Identify the lines containing the word "image". Copy each one.

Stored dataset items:
• • • • • • •

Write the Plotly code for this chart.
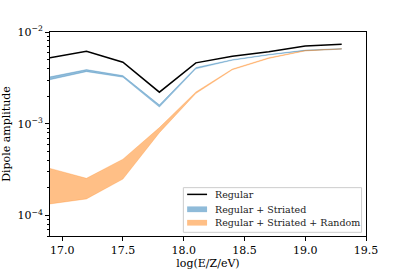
import plotly.graph_objects as go
import numpy as np

x = [16.9, 17.2, 17.5, 17.8, 18.1, 18.4, 18.7, 19.0, 19.3]
regular = [5.23e-3, 6.17e-3, 4.68e-3, 2.21e-3, 4.61e-3, 5.43e-3, 6.11e-3, 7.05e-3, 7.34e-3]
striated_hi = [3.25e-3, 3.90e-3, 3.35e-3, 1.61e-3, 4.10e-3, 5.00e-3, 5.70e-3, 6.35e-3, 6.60e-3]
striated_lo = [3.02e-3, 3.70e-3, 3.22e-3, 1.52e-3, 3.97e-3, 4.92e-3, 5.62e-3, 6.25e-3, 6.50e-3]
random_hi = [3.27e-4, 2.55e-4, 4.12e-4, 9.1e-4, 2.22e-3, 3.95e-3, 5.25e-3, 6.30e-3, 6.58e-3]
random_lo = [1.34e-4, 1.52e-4, 2.50e-4, 8.0e-4, 2.14e-3, 3.87e-3, 5.15e-3, 6.22e-3, 6.52e-3]

xticks = [17.0, 17.5, 18.0, 18.5, 19.0, 19.5]
yticks = [1e-4, 1e-3, 1e-2]
yticktext = ["10<sup>\u22124</sup>", "10<sup>\u22123</sup>", "10<sup>\u22122</sup>"]
legend_labels = ["Regular", "Regular + Striated", "Regular + Striated + Random"]

font = "'DejaVu Serif', 'Liberation Serif', serif"
blue = "rgba(31,119,180,0.5)"
orange = "rgba(255,127,14,0.5)"

fig = go.Figure()
fig.add_trace(go.Scatter(x=x, y=regular, mode="lines", name=legend_labels[0],
                         line=dict(color="black", width=1.5), showlegend=False))
fig.add_trace(go.Scatter(x=x, y=striated_lo, mode="lines", showlegend=False,
                         line=dict(color=blue, width=0.5), hoverinfo="skip"))
fig.add_trace(go.Scatter(x=x, y=striated_hi, mode="lines", name=legend_labels[1],
                         line=dict(color=blue, width=0.5), fill="tonexty", fillcolor=blue,
                         showlegend=False))
fig.add_trace(go.Scatter(x=x, y=random_lo, mode="lines", showlegend=False,
                         line=dict(color=orange, width=0.5), hoverinfo="skip"))
fig.add_trace(go.Scatter(x=x, y=random_hi, mode="lines", name=legend_labels[2],
                         line=dict(color=orange, width=0.5), fill="tonexty", fillcolor=orange,
                         showlegend=False))

# legend drawn in paper coordinates
shapes = [dict(type="rect", xref="paper", yref="paper", x0=0.422, x1=0.986, y0=0.018, y1=0.237,
               line=dict(color="#cccccc", width=1), fillcolor="rgba(255,255,255,0.8)", layer="above")]
rows = [0.204, 0.131, 0.065]
sym_x0, sym_x1 = 0.434, 0.497
shapes.append(dict(type="line", xref="paper", yref="paper", x0=sym_x0, x1=sym_x1,
                   y0=rows[0], y1=rows[0], line=dict(color="black", width=1.5), layer="above"))
for yy, c in zip(rows[1:], [blue, orange]):
    shapes.append(dict(type="rect", xref="paper", yref="paper", x0=sym_x0, x1=sym_x1,
                       y0=yy - 0.014, y1=yy + 0.014, line=dict(width=0), fillcolor=c, layer="above"))
annotations = [dict(xref="paper", yref="paper", x=0.519, y=yy, text=t, showarrow=False,
                    xanchor="left", yanchor="middle", borderpad=0,
                    font=dict(family=font, size=9.5, color="#222"))
               for yy, t in zip(rows, legend_labels)]

minor_y = [m * 10.0 ** e for e in (-5, -4, -3) for m in range(2, 10)]

fig.update_layout(
    width=407, height=271,
    margin=dict(l=50, r=41, t=32, b=35, autoexpand=False),
    paper_bgcolor="white", plot_bgcolor="white",
    font=dict(family=font, size=11, color="black"),
    showlegend=False,
    shapes=shapes, annotations=annotations,
)
fig.update_xaxes(range=[16.9, 19.5], tickvals=xticks, ticktext=[f"{v:.1f}" for v in xticks],
                 tickfont=dict(family=font, size=11, color="black"), automargin=False,
                 ticks="outside", ticklen=4, tickwidth=0.8, tickcolor="black",
                 showline=True, linecolor="black", linewidth=0.8, mirror=True,
                 showgrid=False, zeroline=False,
                 title=dict(text="log(E/Z/eV)", standoff=2, font=dict(family=font, size=11)))
fig.update_yaxes(type="log", range=[np.log10(6e-5), -2], tickvals=yticks, ticktext=yticktext,
                 tickfont=dict(family=font, size=11, color="black"), automargin=False,
                 ticks="outside", ticklen=4, tickwidth=0.8, tickcolor="black",
                 showline=True, linecolor="black", linewidth=0.8, mirror=True,
                 showgrid=False, zeroline=False,
                 minor=dict(tickvals=minor_y, ticks="outside", ticklen=2, tickwidth=0.6,
                            tickcolor="black", showgrid=False),
                 title=dict(text="Dipole amplitude", standoff=6, font=dict(family=font, size=11)))

fig.write_html("out.html", config={"displayModeBar": False},
               post_script="document.body.style.margin='0';")
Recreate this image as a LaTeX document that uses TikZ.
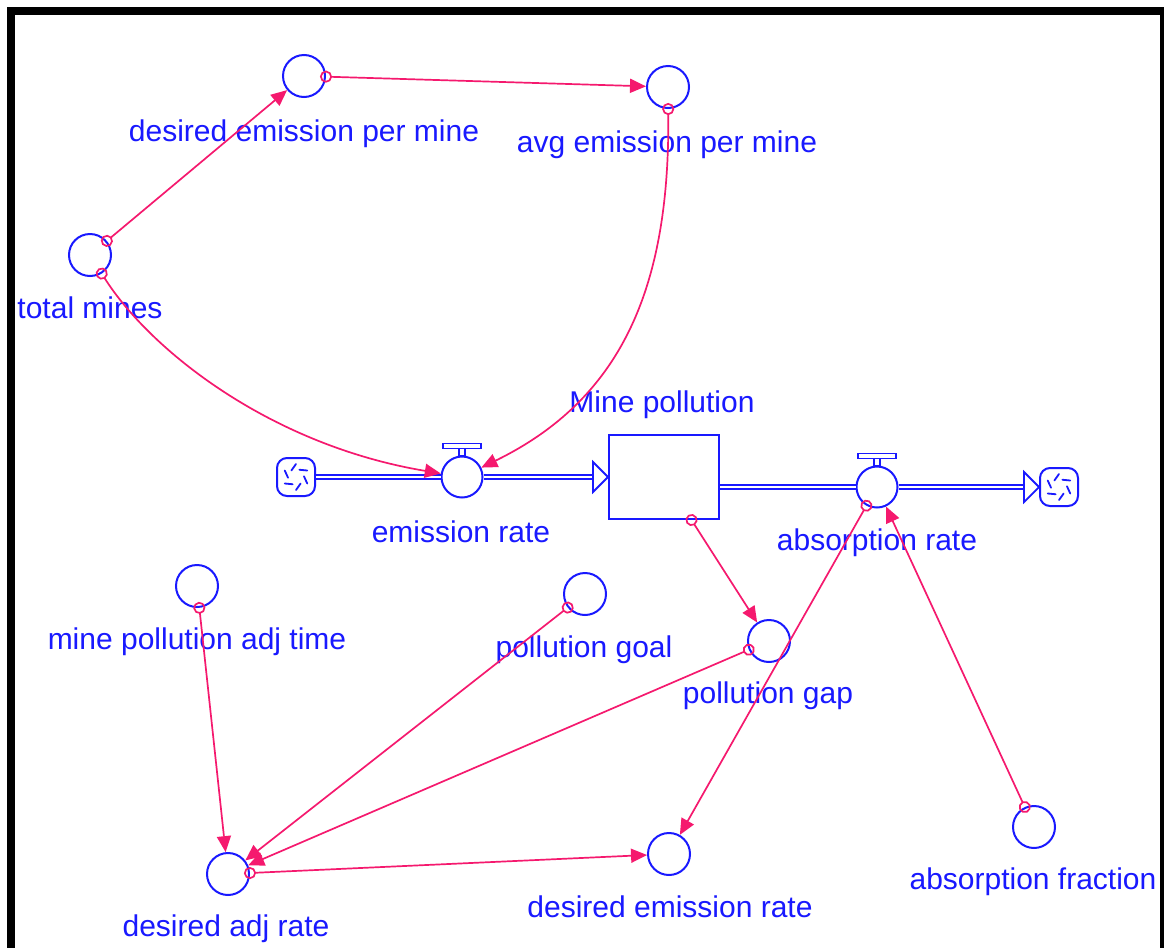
\documentclass[tikz,border=0pt]{standalone}
\usepackage{fontspec}
\setmainfont{Liberation Sans}
\usetikzlibrary{arrows.meta,calc}
\definecolor{sfblue}{RGB}{25,25,255}
\definecolor{linkpink}{RGB}{245,25,110}
\begin{document}
\begin{tikzpicture}[x=1pt,y=-1pt,
  aux/.style={circle, draw=sfblue, line width=2pt, minimum size=42pt, inner sep=0pt},
  valve/.style={aux, minimum size=41pt, fill=white},
  stock/.style={rectangle, draw=sfblue, line width=2pt, minimum width=110pt, minimum height=84pt, inner sep=0pt},
  cloud/.style={rectangle, rounded corners=10pt, draw=sfblue, line width=2pt, minimum size=38pt, inner sep=0pt,
    path picture={
      \foreach \a in {30,90,150,210,270,330}
        \draw[sfblue, line width=1.8pt, line cap=round]
          ($(path picture bounding box.center)+(\a:13pt)$) -- ($(path picture bounding box.center)+(\a+35:8pt)$);
    }},
  lbl/.style={text=sfblue, font=\fontsize{30}{36}\selectfont, anchor=base, inner sep=0pt},
  link/.style={draw=linkpink, line width=1.7pt,
    {Circle[open,length=12pt,width=12pt,sep=-6pt]}-{Triangle[length=16pt,width=14pt]}},
  pipe/.style={draw=sfblue, line width=1.6pt, double=white, double distance=2.4pt},
  flowline/.style={draw=sfblue, line width=1.8pt}
]
% canvas and frame
\fill[white] (0,0) rectangle (1164,948);
\useasboundingbox (0,0) rectangle (1164,948);
\fill[black] (7,7) rectangle (1164,15);
\fill[black] (7,7) rectangle (15,948);
\fill[black] (1160,7) rectangle (1164,948);

% auxiliaries
\node[aux] (dem)  at (304,76)  {};
\node[aux] (aem)  at (668,87)  {};
\node[aux] (tm)   at (90,255)  {};
\node[aux] (mpat) at (197,586) {};
\node[aux] (goal) at (585,594) {};
\node[aux] (gap)  at (769,641) {};
\node[aux] (dar)  at (228,874) {};
\node[aux] (der)  at (669,854) {};
\node[aux] (af)   at (1034,827) {};

% stock, flows, sources and sinks
\node[stock] (st) at (664,477) {};
\node[cloud] (cL) at (296,477) {};
\node[cloud] (cR) at (1059,487) {};
\node[valve] (er) at (462,477) {};
\node[valve] (ar) at (877,487) {};

\foreach \v in {er,ar}{
  \draw[flowline] ([xshift=-3pt]\v.north) rectangle ([xshift=3pt,yshift=7pt]\v.north);
  \draw[flowline] ([xshift=-19pt,yshift=7pt]\v.north) rectangle ([xshift=19pt,yshift=12pt]\v.north);
}

\draw[pipe] (cL) -- (er);
\draw[pipe] (er) -- ([xshift=-15pt]st.west);
\draw[flowline, fill=white] (st.west) -- ++(-15pt,15pt) -- ++(0,-30pt) -- cycle;
\draw[pipe] ([yshift=-10pt]st.east) -- (ar);
\draw[pipe] (ar) -- ([xshift=-15pt]cR.west);
\draw[flowline, fill=white] (cR.west) -- ++(-15pt,15pt) -- ++(0,-30pt) -- cycle;

% labels
\node[lbl] (dem-l)  at (304,141) {desired emission per mine};
\node[lbl] (aem-l)  at (667,152) {avg emission per mine};
\node[lbl] (tm-l)   at (90,318)  {total mines};
\node[lbl] (st-l)   at (662,412) {Mine pollution};
\node[lbl] (er-l)   at (461,542) {emission rate};
\node[lbl] (ar-l)   at (877,550) {absorption rate};
\node[lbl] (mpat-l) at (197,649) {mine pollution adj time};
\node[lbl] (goal-l) at (584,657) {pollution goal};
\node[lbl] (gap-l)  at (768,703) {pollution gap};
\node[lbl] (dar-l)  at (226,936) {desired adj rate};
\node[lbl] (der-l)  at (670,917) {desired emission rate};
\node[lbl] (af-l)   at (1033,889) {absorption fraction};

% information links
\draw[link] (tm) -- (dem);
\draw[link] (dem) -- (aem);
\draw[link] (aem) .. controls (670,290) and (620,400) .. (er);
\draw[link] (tm) .. controls (150,350) and (270,445) .. (er);
\draw[link] (st) -- (gap);
\draw[link] (ar) -- (der);
\draw[link] (af) -- (ar);
\draw[link] (mpat) -- (dar);
\draw[link] (goal) -- (dar);
\draw[link] (gap) -- (dar);
\draw[link] (dar) -- (der);
\end{tikzpicture}
\end{document}
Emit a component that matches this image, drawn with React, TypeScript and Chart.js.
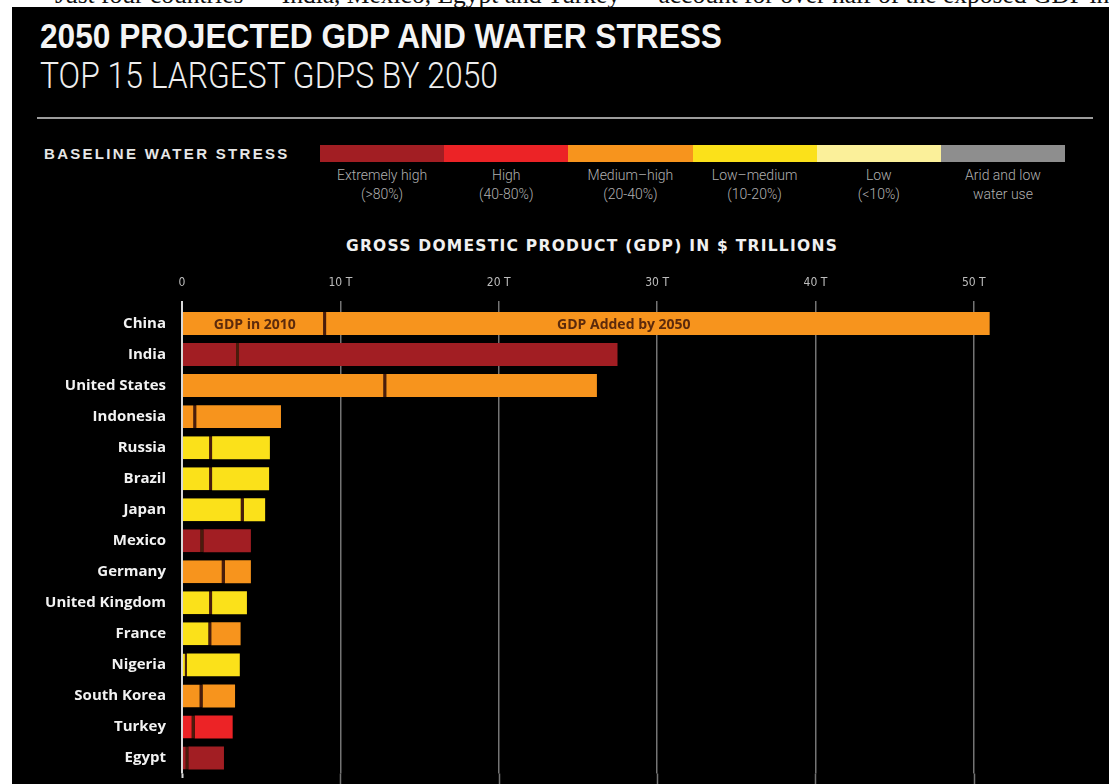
import React, { useEffect, useLayoutEffect, useRef } from 'react';
import { Chart, registerables } from 'chart.js';

Chart.register(...registerables);

// ---------- data ----------
const countries = [
  'China', 'India', 'United States', 'Indonesia', 'Russia', 'Brazil', 'Japan', 'Mexico',
  'Germany', 'United Kingdom', 'France', 'Nigeria', 'South Korea', 'Turkey', 'Egypt',
];
// GDP in 2010 ($ trillions)
const gdp2010 = [9.1, 3.6, 12.9, 0.9, 1.9, 1.9, 3.9, 1.35, 2.7, 1.9, 1.85, 0.3, 1.3, 0.8, 0.4];
// GDP added by 2050 ($ trillions)
const gdpAdded = [41.9, 23.9, 13.3, 5.35, 3.65, 3.6, 1.35, 3.0, 1.65, 2.2, 1.85, 3.35, 2.05, 2.4, 2.25];
// water-stress class index (into stressColors) for each segment
const stress2010 = [2, 0, 2, 2, 3, 3, 3, 0, 2, 3, 3, 3, 2, 1, 0];
const stressAdded = [2, 0, 2, 2, 3, 3, 3, 0, 2, 3, 2, 3, 2, 1, 0];

const stressLevels = ['Extremely high', 'High', 'Medium\u2013high', 'Low\u2013medium', 'Low', 'Arid and low'];
const stressRanges = ['(>80%)', '(40-80%)', '(20-40%)', '(10-20%)', '(<10%)', 'water use'];
const stressColors = ['#a21e23', '#ec2326', '#f7941d', '#fbe11a', '#fbf09a', '#8e8e8e'];

const tickValues = [0, 10, 20, 30, 40, 50];
const segmentLabels = ['GDP in 2010', 'GDP Added by 2050'];
const segmentLabelAt = [4.6, 27.9]; // x-values (T) where the labels are centred

const introText =
  'Just four countries \u2014 India, Mexico, Egypt and Turkey \u2014 account for over half of the exposed GDP in';

// ---------- styles ----------
const SANS = '"Liberation Sans", Arial, sans-serif';
const LIGHT = 'Roboto, "Liberation Sans", sans-serif';
const GRID = '#747474';
const ZERO = '#d9d9d9';
const DIVIDER = '#4a1c0c';

const extrasPlugin = {
  id: 'extras',
  beforeDatasetsDraw(chart: any) {
    const { ctx, chartArea, scales } = chart;
    const x = scales.x;
    ctx.save();
    tickValues.forEach((v) => {
      const px = Math.round(x.getPixelForValue(v)) + 0.5;
      ctx.strokeStyle = v === 0 ? ZERO : GRID;
      ctx.lineWidth = v === 0 ? 2 : 1.5;
      ctx.beginPath();
      ctx.moveTo(px, chartArea.bottom);
      ctx.lineTo(px, v === 0 ? chart.height - 6 : chart.height);
      ctx.stroke();
    });
    ctx.restore();
  },
  afterDatasetsDraw(chart: any) {
    const { ctx, scales } = chart;
    const meta = chart.getDatasetMeta(0);
    const y = meta.data[0].y;
    ctx.save();
    ctx.fillStyle = '#5c2a0c';
    ctx.font = 'bold 14px "Open Sans", sans-serif';
    ctx.textAlign = 'center';
    ctx.textBaseline = 'middle';
    segmentLabels.forEach((t, i) => {
      ctx.fillText(t, scales.x.getPixelForValue(segmentLabelAt[i]), y + 1);
    });
    ctx.restore();
  },
};

function GdpChart() {
  const ref = useRef<HTMLCanvasElement>(null);
  useEffect(() => {
    if (!ref.current) return;
    const chart = new Chart(ref.current, {
      type: 'bar',
      data: {
        labels: countries,
        datasets: [
          {
            label: segmentLabels[0],
            data: gdp2010,
            backgroundColor: stress2010.map((i) => stressColors[i]),
            borderColor: DIVIDER,
            borderWidth: { top: 0, right: 3, bottom: 0, left: 0 },
            borderSkipped: false,
            barPercentage: 0.74,
            categoryPercentage: 1,
          },
          {
            label: segmentLabels[1],
            data: gdpAdded,
            backgroundColor: stressAdded.map((i) => stressColors[i]),
            borderWidth: 0,
            barPercentage: 0.74,
            categoryPercentage: 1,
          },
        ],
      },
      options: {
        indexAxis: 'y',
        responsive: false,
        animation: false,
        layout: { padding: { top: 0, right: 56, bottom: 10.5, left: 0 } },
        plugins: { legend: { display: false }, tooltip: { enabled: false }, title: { display: false } },
        scales: {
          x: {
            type: 'linear',
            position: 'top',
            stacked: true,
            min: 0,
            max: 55,
            afterBuildTicks: (s: any) => {
              s.ticks = tickValues.map((v) => ({ value: v }));
            },
            afterFit: (s: any) => {
              s.height = 48;
            },
            border: { display: false },
            grid: {
              color: (c: any) => (c.tick && c.tick.value === 0 ? ZERO : GRID),
              lineWidth: (c: any) => (c.tick && c.tick.value === 0 ? 2 : 1.5),
              drawTicks: true,
              tickLength: 7,
            },
            ticks: {
              color: '#bdbdbd',
              padding: 11,
              font: { family: '"DejaVu Sans Condensed", "Liberation Sans", sans-serif', size: 12 },
              callback: (v: any) => (v === 0 ? '0' : `${v} T`),
            },
          },
          y: {
            type: 'category',
            stacked: true,
            offset: true,
            afterFit: (s: any) => {
              s.width = 164;
              s.paddingTop = 0;
              s.paddingBottom = 0;
            },
            border: { display: false },
            grid: { display: false, drawTicks: false },
            ticks: {
              color: '#f2f2f2',
              padding: 16,
              font: { family: '"Open Sans", sans-serif', size: 15, weight: 'bold' },
            },
          },
        },
      },
      plugins: [extrasPlugin],
    } as any);
    return () => chart.destroy();
  }, []);
  return <canvas ref={ref} width={1091} height={524} style={{ width: 1091, height: 524, display: 'block' }} />;
}

// text squeezed horizontally to a target width (condensed face imitation)
function FitText({ width, style, children }: { width: number; style: React.CSSProperties; children: React.ReactNode }) {
  const ref = useRef<HTMLSpanElement>(null);
  useLayoutEffect(() => {
    const fit = () => {
      const el = ref.current;
      if (!el) return;
      el.style.transform = 'none';
      const w = el.getBoundingClientRect().width;
      if (w > 0) el.style.transform = `scaleX(${width / w})`;
    };
    fit();
    if ((document as any).fonts && (document as any).fonts.ready) (document as any).fonts.ready.then(fit);
  }, [width]);
  return (
    <span ref={ref} style={{ display: 'inline-block', transformOrigin: '0 0', whiteSpace: 'nowrap', ...style }}>
      {children}
    </span>
  );
}

export default function App() {
  const abs = (o: React.CSSProperties): React.CSSProperties => ({ position: 'absolute', ...o });
  return (
    <div style={abs({ left: 0, top: 0, width: 1109, height: 784, background: '#fff', overflow: 'hidden' })}>
      <div
        style={abs({
          left: 55,
          top: -17.9,
          fontFamily: '"Liberation Serif", "Times New Roman", serif',
          fontSize: 25.5,
          lineHeight: '25.5px',
          color: '#111',
          whiteSpace: 'nowrap',
        })}
      >
        {introText}
      </div>
      <div style={abs({ left: 12, top: 7, width: 1097, height: 777, background: '#000', overflow: 'hidden' })} />
      <div style={abs({ left: 40, top: 17.5 })}>
        <FitText
          width={682}
          style={{ fontFamily: SANS, fontWeight: 'bold', fontSize: 35, lineHeight: '35px', color: '#f4f4f4' }}
        >
          2050 PROJECTED GDP AND WATER STRESS
        </FitText>
      </div>
      <div style={abs({ left: 40, top: 58 })}>
        <FitText
          width={458}
          style={{ fontFamily: LIGHT, fontWeight: 300, fontSize: 36, lineHeight: '36px', color: '#eeeeee' }}
        >
          TOP 15 LARGEST GDPS BY 2050
        </FitText>
      </div>
      <div style={abs({ left: 37, top: 117, width: 1056, height: 2, background: '#9c9c9c' })} />
      <div
        style={abs({
          left: 44,
          top: 146,
          fontFamily: SANS,
          fontWeight: 'bold',
          fontSize: 15,
          lineHeight: '15px',
          letterSpacing: 2.3,
          color: '#e6e6e6',
          whiteSpace: 'nowrap',
        })}
      >
        BASELINE WATER STRESS
      </div>
      <div style={abs({ left: 320, top: 145, width: 745, height: 17, display: 'flex' })}>
        {stressColors.map((c, i) => (
          <div key={i} style={{ flex: 1, background: c }} />
        ))}
      </div>
      <div style={abs({ left: 320, top: 165.5, width: 745, display: 'flex' })}>
        {stressLevels.map((l, i) => (
          <div
            key={i}
            style={{
              flex: 1,
              textAlign: 'center',
              fontFamily: LIGHT,
              fontWeight: 300,
              fontSize: 14,
              lineHeight: '19px',
              color: '#b0b0b0',
            }}
          >
            <div>{l}</div>
            <div>{stressRanges[i]}</div>
          </div>
        ))}
      </div>
      <div
        style={abs({
          left: 292,
          top: 238,
          width: 600,
          textAlign: 'center',
          fontFamily: '"DejaVu Sans", sans-serif',
          fontWeight: 'bold',
          fontSize: 15.5,
          lineHeight: '16px',
          letterSpacing: 1.25,
          color: '#f0f0f0',
          whiteSpace: 'nowrap',
        })}
      >
        GROSS DOMESTIC PRODUCT (GDP) IN $ TRILLIONS
      </div>
      <div style={abs({ left: 18, top: 260 })}>
        <GdpChart />
      </div>
    </div>
  );
}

• • • • • • •

## ANSWER TO THIS EXERCISE
Recreate this image as a LaTeX document that uses TikZ.
Emit a component that matches this image, drawn with React, TypeScript and Chart.js.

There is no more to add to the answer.